▶ Goal
No images are to be carried over; print all other material exactly as it stands.
** START OF Data **
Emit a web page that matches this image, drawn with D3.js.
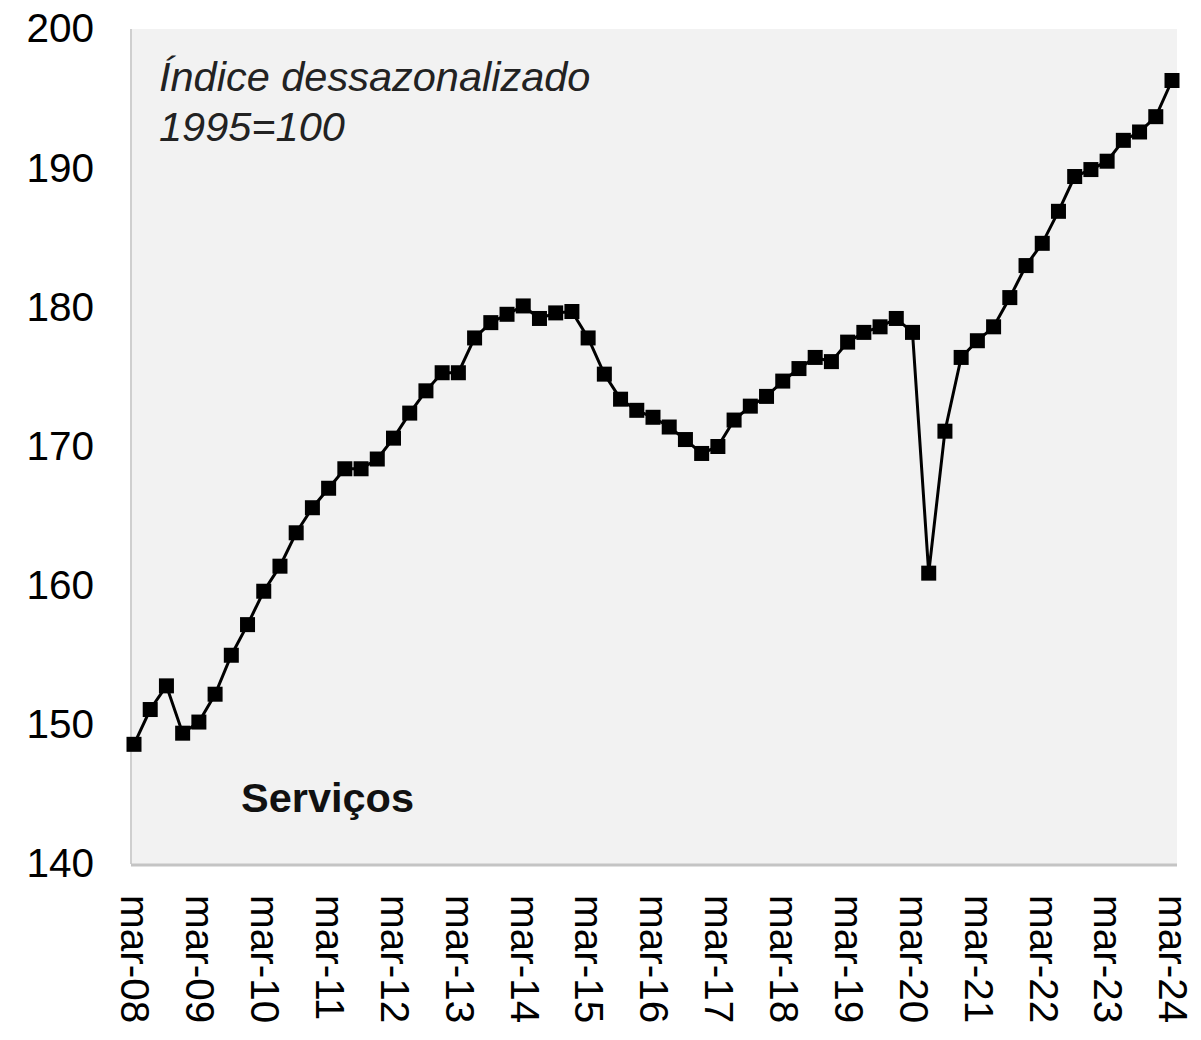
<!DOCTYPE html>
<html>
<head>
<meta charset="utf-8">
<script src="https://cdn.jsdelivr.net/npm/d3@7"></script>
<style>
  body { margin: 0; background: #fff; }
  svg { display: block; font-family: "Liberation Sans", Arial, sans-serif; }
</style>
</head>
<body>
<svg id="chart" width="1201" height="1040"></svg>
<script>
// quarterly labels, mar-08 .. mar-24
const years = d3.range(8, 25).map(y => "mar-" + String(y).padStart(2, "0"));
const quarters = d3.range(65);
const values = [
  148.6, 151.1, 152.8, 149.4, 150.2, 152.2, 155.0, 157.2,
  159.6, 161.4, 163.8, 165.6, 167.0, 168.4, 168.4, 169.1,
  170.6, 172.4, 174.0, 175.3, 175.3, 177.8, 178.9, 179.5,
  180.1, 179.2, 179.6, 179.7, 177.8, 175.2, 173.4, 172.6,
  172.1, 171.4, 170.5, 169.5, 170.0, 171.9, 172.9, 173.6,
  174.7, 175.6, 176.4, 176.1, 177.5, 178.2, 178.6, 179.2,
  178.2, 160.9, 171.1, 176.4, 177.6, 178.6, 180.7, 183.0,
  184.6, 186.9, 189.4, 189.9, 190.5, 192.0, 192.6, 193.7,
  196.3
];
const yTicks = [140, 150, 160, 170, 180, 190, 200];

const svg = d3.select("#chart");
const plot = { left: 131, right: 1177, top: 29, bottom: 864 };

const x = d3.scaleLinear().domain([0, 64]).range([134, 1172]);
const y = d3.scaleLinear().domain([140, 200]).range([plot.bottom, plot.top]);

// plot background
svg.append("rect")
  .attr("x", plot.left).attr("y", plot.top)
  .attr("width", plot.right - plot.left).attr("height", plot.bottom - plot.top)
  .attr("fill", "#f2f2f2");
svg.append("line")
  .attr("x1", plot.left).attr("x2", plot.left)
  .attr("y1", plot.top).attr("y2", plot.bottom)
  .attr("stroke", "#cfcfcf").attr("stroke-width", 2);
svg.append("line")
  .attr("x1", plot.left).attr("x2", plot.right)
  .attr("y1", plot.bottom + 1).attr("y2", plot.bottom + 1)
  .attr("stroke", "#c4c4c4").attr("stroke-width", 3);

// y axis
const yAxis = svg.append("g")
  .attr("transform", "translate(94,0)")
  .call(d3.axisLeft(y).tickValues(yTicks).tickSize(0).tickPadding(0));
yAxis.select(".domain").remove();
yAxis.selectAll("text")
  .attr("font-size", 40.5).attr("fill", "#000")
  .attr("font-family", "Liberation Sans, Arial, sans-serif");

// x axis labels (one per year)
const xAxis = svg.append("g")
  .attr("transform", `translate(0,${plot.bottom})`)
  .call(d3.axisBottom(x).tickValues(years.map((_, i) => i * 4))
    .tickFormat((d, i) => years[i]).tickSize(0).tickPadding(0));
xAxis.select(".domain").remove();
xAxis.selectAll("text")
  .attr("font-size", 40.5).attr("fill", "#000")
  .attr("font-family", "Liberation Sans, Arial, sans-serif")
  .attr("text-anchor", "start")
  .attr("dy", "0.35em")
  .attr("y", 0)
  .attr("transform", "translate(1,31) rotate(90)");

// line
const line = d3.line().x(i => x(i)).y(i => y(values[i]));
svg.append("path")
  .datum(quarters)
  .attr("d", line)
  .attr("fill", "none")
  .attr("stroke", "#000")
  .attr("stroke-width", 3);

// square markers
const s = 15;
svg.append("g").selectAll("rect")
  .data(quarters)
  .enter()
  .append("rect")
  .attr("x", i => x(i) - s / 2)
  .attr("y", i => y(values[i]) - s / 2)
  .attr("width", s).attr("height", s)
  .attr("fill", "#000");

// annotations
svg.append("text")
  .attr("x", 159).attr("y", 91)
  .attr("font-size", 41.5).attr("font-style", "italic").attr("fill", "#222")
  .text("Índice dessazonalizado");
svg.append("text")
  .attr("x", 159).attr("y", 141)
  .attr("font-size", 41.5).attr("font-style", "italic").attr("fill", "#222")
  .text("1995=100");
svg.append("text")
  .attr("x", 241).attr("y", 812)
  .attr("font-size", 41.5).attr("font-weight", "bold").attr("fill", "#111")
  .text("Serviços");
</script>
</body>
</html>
** END OF Data **
▶ Finished exercise
Emit a web page that matches this image, drawn with D3.js.
<!DOCTYPE html>
<html>
<head>
<meta charset="utf-8">
<script src="https://cdn.jsdelivr.net/npm/d3@7"></script>
<style>
  body { margin: 0; background: #fff; }
  svg { display: block; font-family: "Liberation Sans", Arial, sans-serif; }
</style>
</head>
<body>
<svg id="chart" width="1201" height="1040"></svg>
<script>
// quarterly labels, mar-08 .. mar-24
const years = d3.range(8, 25).map(y => "mar-" + String(y).padStart(2, "0"));
const quarters = d3.range(65);
const values = [
  148.6, 151.1, 152.8, 149.4, 150.2, 152.2, 155.0, 157.2,
  159.6, 161.4, 163.8, 165.6, 167.0, 168.4, 168.4, 169.1,
  170.6, 172.4, 174.0, 175.3, 175.3, 177.8, 178.9, 179.5,
  180.1, 179.2, 179.6, 179.7, 177.8, 175.2, 173.4, 172.6,
  172.1, 171.4, 170.5, 169.5, 170.0, 171.9, 172.9, 173.6,
  174.7, 175.6, 176.4, 176.1, 177.5, 178.2, 178.6, 179.2,
  178.2, 160.9, 171.1, 176.4, 177.6, 178.6, 180.7, 183.0,
  184.6, 186.9, 189.4, 189.9, 190.5, 192.0, 192.6, 193.7,
  196.3
];
const yTicks = [140, 150, 160, 170, 180, 190, 200];

const svg = d3.select("#chart");
const plot = { left: 131, right: 1177, top: 29, bottom: 864 };

const x = d3.scaleLinear().domain([0, 64]).range([134, 1172]);
const y = d3.scaleLinear().domain([140, 200]).range([plot.bottom, plot.top]);

// plot background
svg.append("rect")
  .attr("x", plot.left).attr("y", plot.top)
  .attr("width", plot.right - plot.left).attr("height", plot.bottom - plot.top)
  .attr("fill", "#f2f2f2");
svg.append("line")
  .attr("x1", plot.left).attr("x2", plot.left)
  .attr("y1", plot.top).attr("y2", plot.bottom)
  .attr("stroke", "#cfcfcf").attr("stroke-width", 2);
svg.append("line")
  .attr("x1", plot.left).attr("x2", plot.right)
  .attr("y1", plot.bottom + 1).attr("y2", plot.bottom + 1)
  .attr("stroke", "#c4c4c4").attr("stroke-width", 3);

// y axis
const yAxis = svg.append("g")
  .attr("transform", "translate(94,0)")
  .call(d3.axisLeft(y).tickValues(yTicks).tickSize(0).tickPadding(0));
yAxis.select(".domain").remove();
yAxis.selectAll("text")
  .attr("font-size", 40.5).attr("fill", "#000")
  .attr("font-family", "Liberation Sans, Arial, sans-serif");

// x axis labels (one per year)
const xAxis = svg.append("g")
  .attr("transform", `translate(0,${plot.bottom})`)
  .call(d3.axisBottom(x).tickValues(years.map((_, i) => i * 4))
    .tickFormat((d, i) => years[i]).tickSize(0).tickPadding(0));
xAxis.select(".domain").remove();
xAxis.selectAll("text")
  .attr("font-size", 40.5).attr("fill", "#000")
  .attr("font-family", "Liberation Sans, Arial, sans-serif")
  .attr("text-anchor", "start")
  .attr("dy", "0.35em")
  .attr("y", 0)
  .attr("transform", "translate(1,31) rotate(90)");

// line
const line = d3.line().x(i => x(i)).y(i => y(values[i]));
svg.append("path")
  .datum(quarters)
  .attr("d", line)
  .attr("fill", "none")
  .attr("stroke", "#000")
  .attr("stroke-width", 3);

// square markers
const s = 15;
svg.append("g").selectAll("rect")
  .data(quarters)
  .enter()
  .append("rect")
  .attr("x", i => x(i) - s / 2)
  .attr("y", i => y(values[i]) - s / 2)
  .attr("width", s).attr("height", s)
  .attr("fill", "#000");

// annotations
svg.append("text")
  .attr("x", 159).attr("y", 91)
  .attr("font-size", 41.5).attr("font-style", "italic").attr("fill", "#222")
  .text("Índice dessazonalizado");
svg.append("text")
  .attr("x", 159).attr("y", 141)
  .attr("font-size", 41.5).attr("font-style", "italic").attr("fill", "#222")
  .text("1995=100");
svg.append("text")
  .attr("x", 241).attr("y", 812)
  .attr("font-size", 41.5).attr("font-weight", "bold").attr("fill", "#111")
  .text("Serviços");
</script>
</body>
</html>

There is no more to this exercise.